We take our business personally
“Maker” businesses, or businesses based on handmade goods, have a unique placement in the world of retail because our business is personal; we’re literally getting our hands dirty to create something beautiful that we want to share with the world. As professional as we each are, your reviews, comments, and critiques are still close to our heart. We want you to be honest and give sincere feedback, but lashing out at a maker business over a disappointment is not quite the same as it is when it’s a huge chain. You’re most likely dealing with the owner, who is probably the craftsman, photographer, web developer, accountant, and everything rolled into one. In a sense, our business is our child that we nurture, grow, and hope to see it graduate from college and be independent one day.
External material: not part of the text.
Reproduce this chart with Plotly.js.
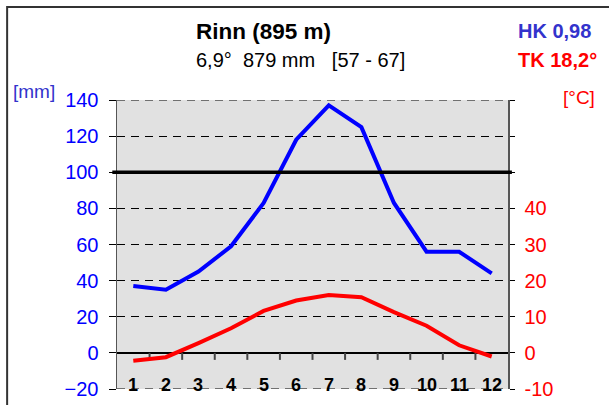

We’ve worked incredibly hard to develop our formulas
Whether we’re making soaps, aromatherapy, candles, skincare, bags, clothes, jewelry, the list goes on, we have spent years developing our style, our formulas, and our technique. We would never sell anything that we haven’t tested multiple times until we’ve perfected it (and then tested it some more). We’ve given away tons of our products while we’re in the testing phases to solicit feedback – go ahead, ask our friends and family members who are chock-full of “well-it-works-but-this-is-hideous” testers. Because of our hard work, we stand behind our products and will offer the best customer service in town.
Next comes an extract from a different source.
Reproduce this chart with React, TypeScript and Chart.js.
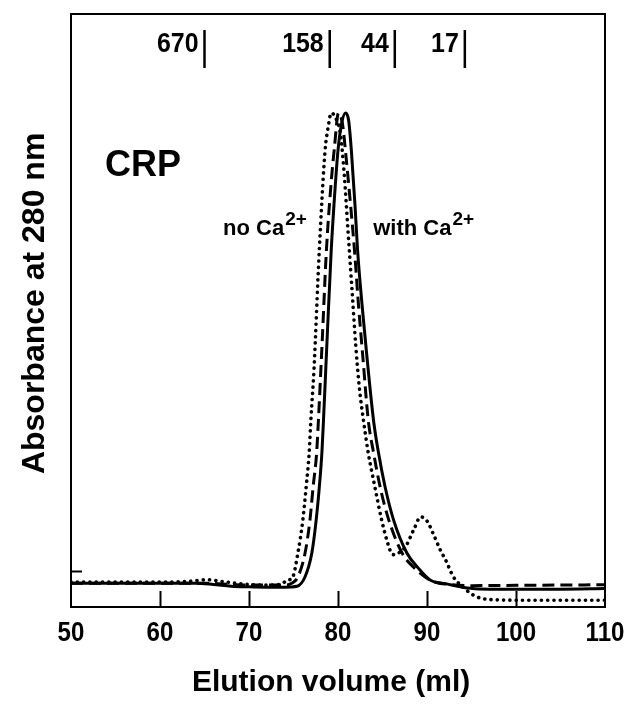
import React, { useEffect, useRef } from 'react';
import { Chart, registerables } from 'chart.js';

Chart.register(...registerables);

// x-axis tick values (elution volume, ml)
const xTickValues = [50, 60, 70, 80, 90, 100, 110];
// y-axis tick (absorbance zero)
const yTickValues = [0];

// axis titles
const xTitle = 'Elution volume (ml)';
const yTitle = 'Absorbance at 280 nm';

// molecular-weight markers (kDa) along the top
const markerLabels = ['670', '158', '44', '17'];
const markerPositions = [65.0, 79.07, 86.38, 94.25];

// solid trace
const solidX = [50, 55, 60, 64, 66, 68, 70, 72, 74, 75.4, 76.3, 77.06, 77.55, 77.9, 78.19, 78.37, 78.8, 79.24, 79.6, 80.0, 80.4, 80.85, 81.2, 81.5, 81.9, 82.2, 82.7, 83.2, 83.99, 84.55, 85.3, 86.24, 87.74, 89.0, 90.4, 92.2, 94.9, 97, 100, 105, 110];
const solidY = [-2.0, -2.0, -2.0, -2.0, -2.2, -2.5, -2.6, -2.65, -2.65, -2.5, -0.9, 3.1, 8.7, 14.2, 20, 25.5, 40, 54.2, 63, 71, 75.5, 77.3, 76, 71, 62, 54.2, 45, 37, 25.5, 20, 14.2, 8.7, 3.1, 0.6, -1.5, -2.1, -2.85, -3.0, -3.0, -3.0, -2.9];

// dashed trace
const dashedX = [50, 55, 60, 65, 68, 70, 72, 74, 74.8, 75.5, 76.3, 76.85, 77.2, 77.6, 77.8, 78.2, 78.7, 79.2, 79.6, 80.05, 80.5, 80.9, 81.4, 81.85, 82.3, 82.8, 83.4, 84.0, 84.74, 85.7, 87.2, 88.5, 90.4, 92.5, 95, 100, 105, 110];
const dashedY = [-2.0, -2.0, -2.0, -2.0, -2.2, -2.3, -2.3, -2.3, -2.0, -0.9, 3.1, 8.7, 14.2, 20, 25.5, 38, 54.2, 65, 71.5, 77.3, 75.5, 70, 62, 54.2, 45, 36, 25.5, 20, 14.2, 8.7, 3.1, 0.7, -1.5, -2.2, -2.4, -2.35, -2.3, -2.25];

// dotted trace
const dottedX = [50, 55, 60, 63, 65.3, 67, 68.5, 70, 72, 73.5, 74.3, 74.93, 75.49, 76.05, 76.42, 76.76, 76.95, 77.3, 77.9, 78.55, 78.9, 79.24, 79.8, 80.3, 80.7, 81.1, 81.55, 82.0, 82.4, 82.86, 83.4, 84.15, 84.9, 85.5, 86.0, 86.4, 86.9, 87.6, 88.5, 89.3, 90.0, 90.8, 91.5, 92.1, 93.0, 93.8, 95.0, 96.0, 98, 100, 105, 110];
const dottedY = [-1.8, -1.8, -1.8, -1.7, -1.4, -1.7, -2.0, -2.2, -2.3, -2.2, -1.5, -0.9, 3.1, 8.7, 14.2, 20, 25.5, 34, 54.2, 71, 75, 77.3, 76.3, 73.5, 67, 58, 48, 38, 31, 25.5, 20, 14.2, 8.7, 5.2, 3.1, 2.8, 3.2, 4.2, 7.0, 9.2, 8.5, 6.0, 3.6, 1.9, -1.0, -2.3, -3.8, -4.5, -4.8, -4.85, -4.85, -4.85];

const SANS = '"Liberation Sans", Arial, Helvetica, sans-serif';

export default function App() {
  const ref = useRef<HTMLCanvasElement | null>(null);

  useEffect(() => {
    document.body.style.margin = '0';
    const canvas = ref.current;
    if (!canvas) return;
    const ctx2 = canvas.getContext('2d');
    if (!ctx2) return;

    const toPts = (xs: number[], ys: number[]) => xs.map((x, i) => ({ x, y: ys[i] }));

    const narrowText = (ctx: any, txt: string, x: number, y: number, sx: number) => {
      ctx.save();
      ctx.translate(x, y);
      ctx.scale(sx, 1);
      ctx.fillText(txt, 0, 0);
      ctx.restore();
    };

    const overlay = {
      id: 'overlay',
      afterDatasetsDraw(chart: any) {
        const { ctx, chartArea } = chart;
        const xs = chart.scales.x;
        const ys = chart.scales.y;
        const { left, right, top, bottom } = chartArea;
        ctx.save();
        ctx.strokeStyle = '#000';
        ctx.fillStyle = '#000';
        ctx.lineCap = 'butt';
        // frame
        ctx.lineWidth = 2;
        ctx.strokeRect(left, top, right - left, bottom - top);
        // inward x ticks + labels
        ctx.font = `bold 28px ${SANS}`;
        ctx.textAlign = 'center';
        ctx.textBaseline = 'middle';
        xs.ticks.forEach((t: any) => {
          const v = t.value;
          const px = xs.getPixelForValue(v);
          if (v !== xs.min && v !== xs.max) {
            const rx = Math.round(px) + 0.5;
            ctx.beginPath();
            ctx.moveTo(rx, bottom);
            ctx.lineTo(rx, bottom - 16);
            ctx.stroke();
          }
          narrowText(ctx, String(v), px, bottom + 26, 0.86);
        });
        // axis titles
        ctx.font = `bold 30px ${SANS}`;
        ctx.fillText(xTitle, left + (right - left) * 0.487, bottom + 76);
        ctx.save();
        ctx.translate(35, top + (bottom - top) * 0.488);
        ctx.rotate(-Math.PI / 2);
        ctx.font = `bold 32px ${SANS}`;
        ctx.fillText(yTitle, 0, 0);
        ctx.restore();
        // inward y tick
        yTickValues.forEach((v) => {
          const py = Math.round(ys.getPixelForValue(v)) + 0.5;
          ctx.beginPath();
          ctx.moveTo(left, py);
          ctx.lineTo(left + 11, py);
          ctx.stroke();
        });
        // MW markers
        ctx.lineWidth = 2.5;
        ctx.font = `bold 28px ${SANS}`;
        ctx.textAlign = 'right';
        ctx.textBaseline = 'alphabetic';
        markerPositions.forEach((m, i) => {
          const px = xs.getPixelForValue(m);
          ctx.beginPath();
          ctx.moveTo(px, top + 16);
          ctx.lineTo(px, top + 54);
          ctx.stroke();
          narrowText(ctx, markerLabels[i], px - 6, top + 38, 0.89);
        });
        // CRP label
        ctx.textAlign = 'left';
        ctx.font = `bold 36px ${SANS}`;
        ctx.fillText('CRP', xs.getPixelForValue(53.82), ys.getPixelForValue(66.7));
        // Ca labels with superscript
        const drawCa = (txt: string, xv: number, yv: number) => {
          const px = xs.getPixelForValue(xv);
          const py = ys.getPixelForValue(yv);
          ctx.font = `bold 22px ${SANS}`;
          ctx.fillText(txt, px, py);
          const w = ctx.measureText(txt).width;
          ctx.font = `bold 19px ${SANS}`;
          ctx.fillText('2+', px + w + 1, py - 10);
        };
        drawCa('no Ca', 67.09, 56.7);
        drawCa('with Ca', 83.96, 56.7);
        ctx.restore();
      },
    };

    const chart = new Chart(ctx2, {
      type: 'line',
      data: {
        datasets: [
          {
            label: 'solid',
            data: toPts(solidX, solidY),
            borderColor: '#000',
            borderWidth: 3,
            pointRadius: 0,
            fill: false,
            cubicInterpolationMode: 'monotone',
          },
          {
            label: 'dashed',
            data: toPts(dashedX, dashedY),
            borderColor: '#000',
            borderWidth: 3,
            borderDash: [12, 6],
            pointRadius: 0,
            fill: false,
            cubicInterpolationMode: 'monotone',
          },
          {
            label: 'dotted',
            data: toPts(dottedX, dottedY),
            borderColor: '#000',
            borderWidth: 3.6,
            borderDash: [0.1, 6.2],
            borderCapStyle: 'round',
            pointRadius: 0,
            fill: false,
            cubicInterpolationMode: 'monotone',
          },
        ],
      },
      options: {
        responsive: false,
        animation: false,
        devicePixelRatio: 1,
        layout: { padding: { top: 14, right: 21, left: 0, bottom: 0 } },
        plugins: {
          legend: { display: false },
          tooltip: { enabled: false },
        },
        scales: {
          x: {
            type: 'linear',
            min: 50,
            max: 110,
            afterBuildTicks: (scale: any) => {
              scale.ticks = xTickValues.map((v) => ({ value: v }));
            },
            afterFit: (scale: any) => {
              scale.height = 100;
              scale.paddingLeft = 0;
              scale.paddingRight = 0;
            },
            grid: { display: false, drawTicks: false },
            border: { display: false },
            ticks: { display: false },
            title: { display: false },
          },
          y: {
            type: 'linear',
            min: -6,
            max: 94,
            afterFit: (scale: any) => {
              scale.width = 71;
              scale.paddingTop = 0;
              scale.paddingBottom = 0;
            },
            grid: { display: false, drawTicks: false },
            border: { display: false },
            ticks: { display: false },
            title: { display: false },
          },
        },
      },
      plugins: [overlay],
    } as any);

    return () => chart.destroy();
  }, []);

  return (
    <div style={{ position: 'absolute', left: 0, top: 0, width: 626, height: 707, background: '#fff' }}>
      <canvas ref={ref} width={626} height={707} style={{ width: 626, height: 707, display: 'block' }} />
    </div>
  );
}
This is far more than a hobby for us
Many of us started out as hobbyists. We found a passion for crafting, and began working on our art, but it has developed into a business for us. For this reason, our formulations and techniques are proprietary; please do not put us in an awkward position by asking us “how” to make something, or asking us for a recipe. This is our livelihood. We’ve invested thousands of dollars to build our websites, build our inventory, test our work, get certifications and licenses. We are artists, and by nature, artists are very giving people, but we are also small businesses trying to thrive in a competitive market. Believe me, we want you to craft and find a passion for your art, but if it happens to be the same thing as we’re selling, then it’s best if you do some Google searching to get the basics. Look at it this way, do you ask your mechanic to teach you how to fix your brakes as she is fixing your brakes?
We want to connect to you
We know you could probably buy something similar to what we make on a larger, global market. But we also know if you’re interested in our products, it’s because you’re interested in us. The feeling is mutual! What makes us different than box-brands is that we sincerely care about your life, your dreams, what makes you tick. We want to hear about how your partner frustrated you, about how our soap makes your kids actually want to take a bath. We love these stories because we’re living them with you.
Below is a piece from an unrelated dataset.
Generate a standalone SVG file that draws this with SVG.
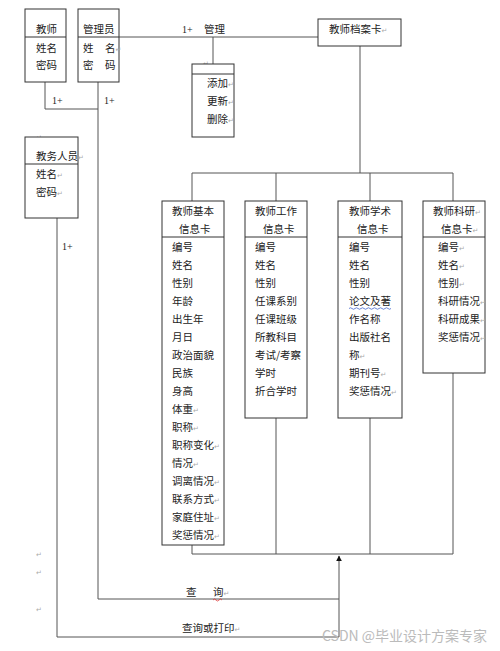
<svg xmlns="http://www.w3.org/2000/svg" width="500" height="651" viewBox="0 0 500 651">
<style>
.box{fill:#fff;stroke:#333;stroke-width:1}
.ln{fill:none;stroke:#555;stroke-width:1}
.t{font-family:"Noto Sans CJK SC","Noto Sans CJK JP",sans-serif;font-size:10.5px;fill:#222}
.n{font-family:"Liberation Serif",serif;font-size:10px;fill:#222}
.p{font-family:"DejaVu Sans",sans-serif;font-size:7px;fill:#aaa}
.w{font-family:"Noto Sans CJK SC",sans-serif;font-size:14px;fill:#bbb}
</style>
<defs>
<marker id="ar" viewBox="0 0 10 10" refX="9" refY="5" markerWidth="6" markerHeight="7" orient="auto" markerUnits="userSpaceOnUse">
<path d="M0,0 L10,5 L0,10 Z" fill="#111"/>
</marker>
</defs>
<g id="connectors">
<polyline class="ln" points="45,82 45,109 98,109"/>
<line class="ln" x1="98" y1="82" x2="98" y2="599"/>
<line class="ln" x1="119" y1="37" x2="318" y2="37"/>
<line class="ln" x1="213" y1="37" x2="213" y2="64"/>
<line class="ln" x1="360" y1="46" x2="360" y2="173"/>
<polyline class="ln" points="192,201 192,173 453,173 453,201"/>
<line class="ln" x1="276" y1="173" x2="276" y2="201"/>
<line class="ln" x1="370" y1="173" x2="370" y2="201"/>
<polyline class="ln" points="192,545 192,554 453,554 453,373"/>
<line class="ln" x1="276" y1="418" x2="276" y2="554"/>
<line class="ln" x1="370" y1="418" x2="370" y2="554"/>
<polyline class="ln" points="57,218 57,637 339,637"/>
<line class="ln" x1="98" y1="599" x2="339" y2="599"/>
<line class="ln" x1="339" y1="637" x2="339" y2="556" marker-end="url(#ar)"/>
<text class="n" x="52" y="104">1+</text>
<text class="n" x="104" y="104">1+</text>
<text class="n" x="182" y="33">1+</text>
<text class="t" x="204" y="33">管理</text>
<text class="n" x="62" y="250">1+</text>
<text class="t" x="186" y="596">查</text>
<text class="t" x="213" y="596">询<tspan class="p">↵</tspan></text>
<path d="M213,600 q1.5,-2 3,0 t3,0 t3,0" fill="none" stroke="#d33" stroke-width="0.8"/>
<text class="t" x="182" y="632">查询或打印<tspan class="p">↵</tspan></text>
</g>
<g id="teacher">
<rect class="box" x="25" y="9" width="41" height="73"/>
<line class="box" x1="25" y1="37" x2="66" y2="37"/>
<text class="t" x="36" y="33">教师</text>
<text class="t" x="36" y="52">姓名</text>
<text class="t" x="36" y="69">密码</text>
</g>
<g id="admin">
<rect class="box" x="78" y="9" width="41" height="73"/>
<line class="box" x1="78" y1="37" x2="119" y2="37"/>
<text class="t" x="83" y="33">管理员</text>
<text class="t" x="83" y="52">姓</text><text class="t" x="105" y="52">名<tspan class="p">↵</tspan></text>
<text class="t" x="83" y="69">密</text><text class="t" x="105" y="69">码</text>
</g>
<g id="ops">
<text class="p" x="203" y="66">↵</text>
<rect class="box" x="192" y="64" width="42" height="73"/>
<line class="box" x1="192" y1="74" x2="234" y2="74"/>
<text class="t" x="207" y="87">添加<tspan class="p">↵</tspan></text>
<text class="t" x="207" y="105">更新<tspan class="p">↵</tspan></text>
<text class="t" x="207" y="123">删除<tspan class="p">↵</tspan></text>
</g>
<g id="archive">
<rect class="box" x="318" y="19" width="83" height="27"/>
<text class="t" x="329" y="33">教师档案卡<tspan class="p">↵</tspan></text>
</g>
<g id="staff">
<text class="p" x="36" y="140">↵</text>
<rect class="box" x="25" y="137" width="53" height="81"/>
<line class="box" x1="25" y1="164" x2="78" y2="164"/>
<text class="t" x="36" y="160">教务人员<tspan class="p">↵</tspan></text>
<text class="t" x="36" y="178">姓名<tspan class="p">↵</tspan></text>
<text class="t" x="36" y="196">密码<tspan class="p">↵</tspan></text>
</g>
<g id="basic">
<rect class="box" x="162" y="201" width="62" height="344"/>
<line class="box" x1="162" y1="237" x2="224" y2="237"/>
<text class="t" x="172" y="215">教师基本</text>
<text class="t" x="179" y="233">信息卡</text>
<text class="t" x="172" y="251">编号</text>
<text class="t" x="172" y="269">姓名</text>
<text class="t" x="172" y="287">性别</text>
<text class="t" x="172" y="305">年龄</text>
<text class="t" x="172" y="323">出生年</text>
<text class="t" x="172" y="341">月日</text>
<text class="t" x="172" y="359">政治面貌</text>
<text class="t" x="172" y="377">民族</text>
<text class="t" x="172" y="395">身高</text>
<text class="t" x="172" y="413">体重<tspan class="p">↵</tspan></text>
<text class="t" x="172" y="431">职称<tspan class="p">↵</tspan></text>
<text class="t" x="172" y="449">职称变化<tspan class="p">↵</tspan></text>
<text class="t" x="172" y="467">情况<tspan class="p">↵</tspan></text>
<text class="t" x="172" y="485">调离情况<tspan class="p">↵</tspan></text>
<text class="t" x="172" y="503">联系方式<tspan class="p">↵</tspan></text>
<text class="t" x="172" y="521">家庭住址<tspan class="p">↵</tspan></text>
<text class="t" x="172" y="539">奖惩情况<tspan class="p">↵</tspan></text>
</g>
<g id="work">
<rect class="box" x="245" y="201" width="62" height="217"/>
<line class="box" x1="245" y1="237" x2="307" y2="237"/>
<text class="t" x="255" y="215">教师工作</text>
<text class="t" x="263" y="233">信息卡</text>
<text class="t" x="255" y="251">编号</text>
<text class="t" x="255" y="269">姓名</text>
<text class="t" x="255" y="287">性别</text>
<text class="t" x="255" y="305">任课系别</text>
<text class="t" x="255" y="323">任课班级</text>
<text class="t" x="255" y="341">所教科目</text>
<text class="t" x="255" y="359">考试/考察</text>
<text class="t" x="255" y="377">学时</text>
<text class="t" x="255" y="395">折合学时</text>
</g>
<g id="academic">
<rect class="box" x="338" y="201" width="64" height="217"/>
<line class="box" x1="338" y1="237" x2="402" y2="237"/>
<text class="t" x="349" y="215">教师学术</text>
<text class="t" x="357" y="233">信息卡</text>
<text class="t" x="349" y="251">编号</text>
<text class="t" x="349" y="269">姓名</text>
<text class="t" x="349" y="287">性别</text>
<text class="t" x="349" y="305">论文及著</text>
<path d="M349,308.5 q1.5,-1.5 3,0 t3,0 t3,0 t3,0 t3,0 t3,0 t3,0 t3,0 t3,0 t3,0 t3,0 t3,0 t3,0 t3,0" fill="none" stroke="#46c" stroke-width="0.8"/>
<text class="t" x="349" y="323">作名称</text>
<text class="t" x="349" y="341">出版社名</text>
<text class="t" x="349" y="359">称<tspan class="p">↵</tspan></text>
<text class="t" x="349" y="377">期刊号<tspan class="p">↵</tspan></text>
<text class="t" x="349" y="395">奖惩情况<tspan class="p">↵</tspan></text>
</g>
<g id="research">
<rect class="box" x="423" y="201" width="62" height="172"/>
<line class="box" x1="423" y1="237" x2="485" y2="237"/>
<text class="t" x="433" y="215">教师科研<tspan class="p">↵</tspan></text>
<text class="t" x="441" y="233">信息卡<tspan class="p">↵</tspan></text>
<text class="t" x="438" y="251">编号<tspan class="p">↵</tspan></text>
<text class="t" x="438" y="269">姓名<tspan class="p">↵</tspan></text>
<text class="t" x="438" y="287">性别<tspan class="p">↵</tspan></text>
<text class="t" x="438" y="305">科研情况<tspan class="p">↵</tspan></text>
<text class="t" x="438" y="323">科研成果<tspan class="p">↵</tspan></text>
<text class="t" x="438" y="341">奖惩情况<tspan class="p">↵</tspan></text>
</g>
<g id="marks">
<text class="p" x="36" y="557">↵</text>
<text class="p" x="36" y="575">↵</text>
<text class="p" x="36" y="612">↵</text>
<text class="w" x="322" y="641">CSDN @毕业设计方案专家</text>
</g>
</svg>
Your word-of-mouth is our survival
As small businesses, we go out of our way to show our customers we appreciate them, because without you, there is no us. We offer rewards programs, send little handwritten thank you notes, give you a sample or some candy with your purchase; we do it because we appreciate you, and hope you will appreciate our gestures, too. It’s amazing if you love our products, and thank you, but something simple like writing a review, telling your friend about us, or giving one of our items as a gift is the true heart and soul of our survival. Some stores can survive no matter how many unhappy customers there are, we cannot; your greatest compliment is your referral. And hey, don’t be shy about it, tell us you referred Jane Doe, we’ll be sure to thank you both for it!
We’re always doing our best to meet your demands
When you give us tips, advice, and suggestions, believe me, we’re listening. When you’re frustrated that something is out of stock, or wish a candle came in the same fragrance as a soap, we’re listening. Sometimes we can make it happen, but sometimes we can’t. As maker businesses, there is a lot of trial-and-error that comes with offering something new on the market. It’s a matter of supplies, equipment, regulations, and more. If we can’t bring something to a general market that you’re asking for, don’t be shy to ask for a custom order; if we’re able to do it for you, we will. On the flip side, there are so many factors involved, please don’t be offended if we can’t create something you’re asking for.
We follow the good/cheap/fast rule
The rule that goes with good/cheap/fast is that you can only have a maximum of two at once. If you want something good and cheap, it won’t be fast; if you want something fast and good, it won’t be cheap; if you want something cheap and fast, it won’t be good.
We vehemently support other makers and small businesses
Because we’re all part of this circle, we also support other makers and small businesses. For example, to design my website, I use Dean Pagliaro of eCommerceDean; for the vast majority of my photographs, I use Bryan Maes of Inspiration Studios; for networking and insurance, I use Indie Business Network. We read each other’s blogs, we comment, we shop from one another, all for the same reason you’re here: We understand the importance of small business for the entrepreneurial dream, and for the growth of our economy.
Thank you for taking the time to read about Maker Businesses. We all truly appreciate your support, but more so, your belief in us.